Publication details

Tonlé Sap – spálené srdce Kambodži. Ekologie, přírodní procesy a mytologie

Title in English Tonlé Sap – Burning heart of Cambodia. Ecology, natural processes and mythology


Year of publication 2018
Type Appeared in Conference without Proceedings
MU Faculty or unit

Faculty of Arts

Description In the ancient tradition of the Khmer Empire, on the third day of the Water festival, when the Moon was full, the Khmer king used to stand above the Tonlé Sap River in the country´s capital and loudly order the waters of the current to change its direction and flow back from the Great Lake, Tonlé Sap Lake, to join the waters of the Mekong River and head for the sea. The waters of the Tonlé Sap River, sooner or later, obliged the orders of the Cambodian king, whose title was no less than “the Master of the Universe”. Thus, once again, the supreme divinity of the king was confirmed to the general satisfaction of his subjects. If the current didn`t change its direction immediately, then it was certain to do so very soon afterwards.
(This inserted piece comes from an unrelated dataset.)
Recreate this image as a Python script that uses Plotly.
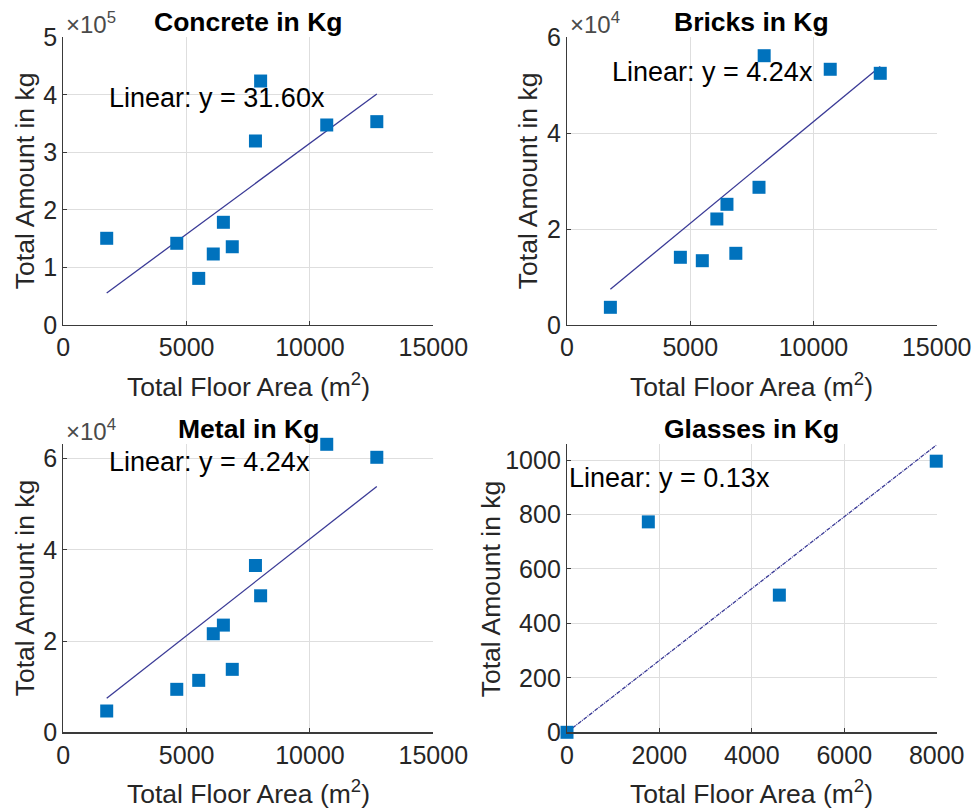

This natural phenomenon is a consequence of a number of coincidental causes: snow in the Himalayas stops melting; there is the end of the seasonal monsoon winds and rains in Southeast Asia; and the gravitational power of the Moon is at its highest. This all causes the level of the Mekong River to drop under the level of the Boeung Tonlé Sap (filled like a natural reservoir during the rainy season) – so it wasn´t very difficult for royal clerks to estimate when the river´s flow was going to be reversed and use it to strengthen the traditional authority of their king.